Safety in large PE classes is not determined by how clearly instructions are given or how strict supervision appears. It is determined by whether the environment allows staff to see, control, and manage movement across a dense and unpredictable group. As student numbers increase, safety becomes a function of design rather than discipline, and the limitations of poor layout become immediately exposed.
Why safety breaks down as class size increases
In education environments, staff are responsible for multiple users at once, each with varying levels of awareness, coordination, and behaviour. As class sizes increase, density rises and movement becomes less predictable. Students cluster, cross paths, and occupy space inconsistently, creating blind spots and uncontrolled interactions.
Without a layout that supports visibility and structured flow, supervision becomes reactive rather than proactive. Staff are forced to respond to issues after they occur, rather than preventing them through control of space. This is where safety begins to break down, not because of poor teaching, but because the environment does not support oversight at scale.
Visibility defines supervision capacity
The ability to supervise a large PE class depends on clear sightlines across all active areas. When equipment placement, zoning, or structural features interrupt visibility, staff lose control over behaviour in those zones. Students naturally gravitate towards areas where supervision is weakest, increasing risk without intention.
Effective layouts ensure that key activity zones remain visible from central supervision points. This does not require constant movement from staff. Instead, it allows control to be maintained through position and awareness. In this context, visibility is not a design preference. It is the foundation of safe operation.
This is why gym layout planning that prioritises supervision, sightlines, and spatial control is central to safety in education settings. Without it, supervision becomes fragmented and inconsistent.
Density increases risk when space is not controlled
Large classes place pressure on available space. When too many students occupy a poorly structured environment, usable space is reduced and movement pathways become congested. This leads to collisions, misuse of equipment, and uncontrolled transitions between activities.
Safe environments manage density by structuring how space is used. Clear zones, defined circulation routes, and appropriate spacing between activities reduce overlap and limit unpredictable interactions. When density is managed through design, risk is contained. When it is not, risk compounds rapidly as numbers increase.
Layout determines how students move
Student behaviour is heavily influenced by the layout of the space. Inconsistent or unclear layouts encourage erratic movement, while structured environments guide predictable patterns of use. This is critical in large classes, where even small inefficiencies in movement can escalate into safety issues.
Well-designed school gyms create natural flow between zones, minimise crossing paths, and reduce the need for students to navigate around obstacles or through active areas. This reduces confusion and allows staff to anticipate how the space will be used, rather than constantly reacting to it.
Safety depends on reducing reliance on intervention
In large PE classes, it is not realistic to expect staff to monitor every interaction closely. The environment must therefore reduce the need for constant intervention. This is achieved by designing spaces that limit misuse, simplify activity areas, and remove unnecessary complexity.
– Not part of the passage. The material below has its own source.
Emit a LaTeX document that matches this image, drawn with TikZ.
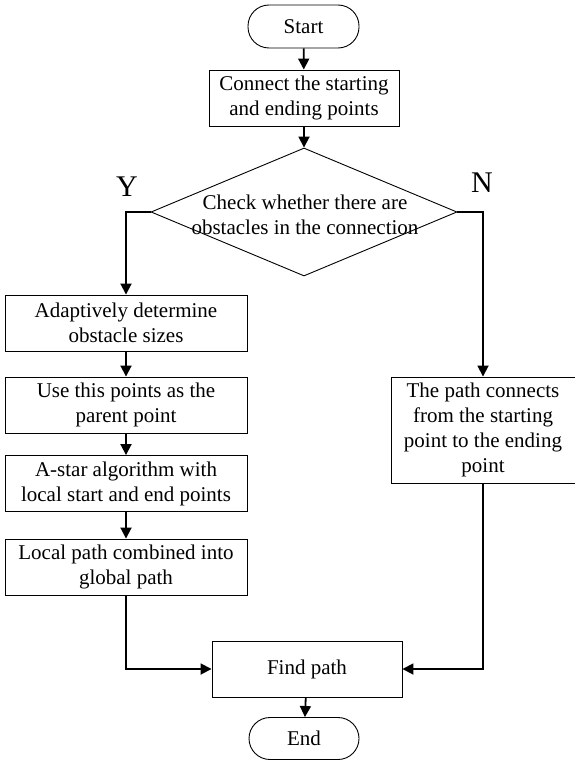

Equipment selection, spacing, and zoning all contribute to this. When students can understand how to use the space intuitively, behaviour becomes more consistent and supervision becomes more effective. When the environment is confusing or overly complex, staff must compensate through increased intervention, which is not sustainable at scale.
Safety is a product of system-level design
A safe school gym is not defined by individual features. It is defined by how layout, visibility, and density interact as a system. When these elements are aligned, supervision becomes manageable even in large classes. When they are not, safety relies on constant correction, which inevitably fails under pressure.
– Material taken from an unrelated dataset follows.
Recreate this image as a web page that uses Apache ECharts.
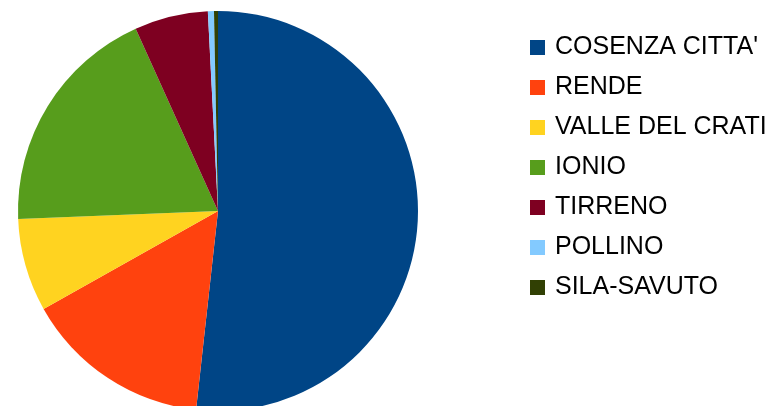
<!DOCTYPE html>
<html lang="it">
	<head>
		<meta charset="utf-8" />
		<title>Pie</title>
	</head>
	<body>
		<div id="chart-container"></div>
		<script src="https://cdn.jsdelivr.net/npm/echarts@6/dist/echarts.min.js"></script>
	</body>
	<style>
		* {
			margin: 0;
			padding: 0;
		}

		#chart-container {
			position: relative;
			width: 780px;
			height: 406px;
			overflow: hidden;
			background: #ffffff;
		}
	</style>
	<script>
		var categories = ["COSENZA CITTA'", "RENDE", "VALLE DEL CRATI", "IONIO", "TIRRENO", "POLLINO", "SILA-SAVUTO"];
		var values = [51.75, 15.11, 7.5, 18.89, 5.94, 0.49, 0.32];
		var colors = ["#004586", "#ff420e", "#ffd320", "#579d1c", "#7e0021", "#83caff", "#314004"];

		var dom = document.getElementById("chart-container");
		var myChart = echarts.init(dom, null, { renderer: "canvas" });

		var pieData = [];
		for (let i = 0; i < categories.length; i++) {
			pieData.push({ name: categories[i], value: values[i] });
		}

		var option = {
			animation: false,
			color: colors,
			legend: {
				orient: "vertical",
				left: 530,
				top: 35,
				padding: 0,
				itemWidth: 15,
				itemHeight: 15,
				itemGap: 15,
				icon: "rect",
				data: categories,
				textStyle: {
					fontFamily: "Liberation Sans",
					fontSize: 25,
					color: "#000000",
					padding: [0, 0, 0, 5],
				},
			},
			series: [{
				type: "pie",
				center: [218, 211],
				radius: 200,
				startAngle: 90,
				clockwise: true,
				label: { show: false },
				labelLine: { show: false },
				emphasis: { disabled: true },
				data: pieData,
			}],
		};

		myChart.setOption(option);
	</script>
</html>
This is why designing school gyms with supervision, control, and long-term use in mind is essential. Safety must be built into the structure of the environment, not layered on afterwards through rules or instruction.
Education environments require controlled and predictable spaces
School gyms operate under conditions that demand consistency and control. Students are developing, behaviour varies, and sessions are structured rather than self-directed. The environment must therefore provide a stable framework that supports safe use regardless of group size or ability.
This is particularly important in education settings where supervision ratios are fixed. The space must do part of the supervisory work by enabling visibility, guiding movement, and reducing opportunities for misuse. Without this, even well-managed classes become difficult to control.
Within education-focused gym environments where supervision, predictability, and risk reduction define design decisions, safety is inseparable from layout. It is not an outcome that can be added later. It must be designed from the start.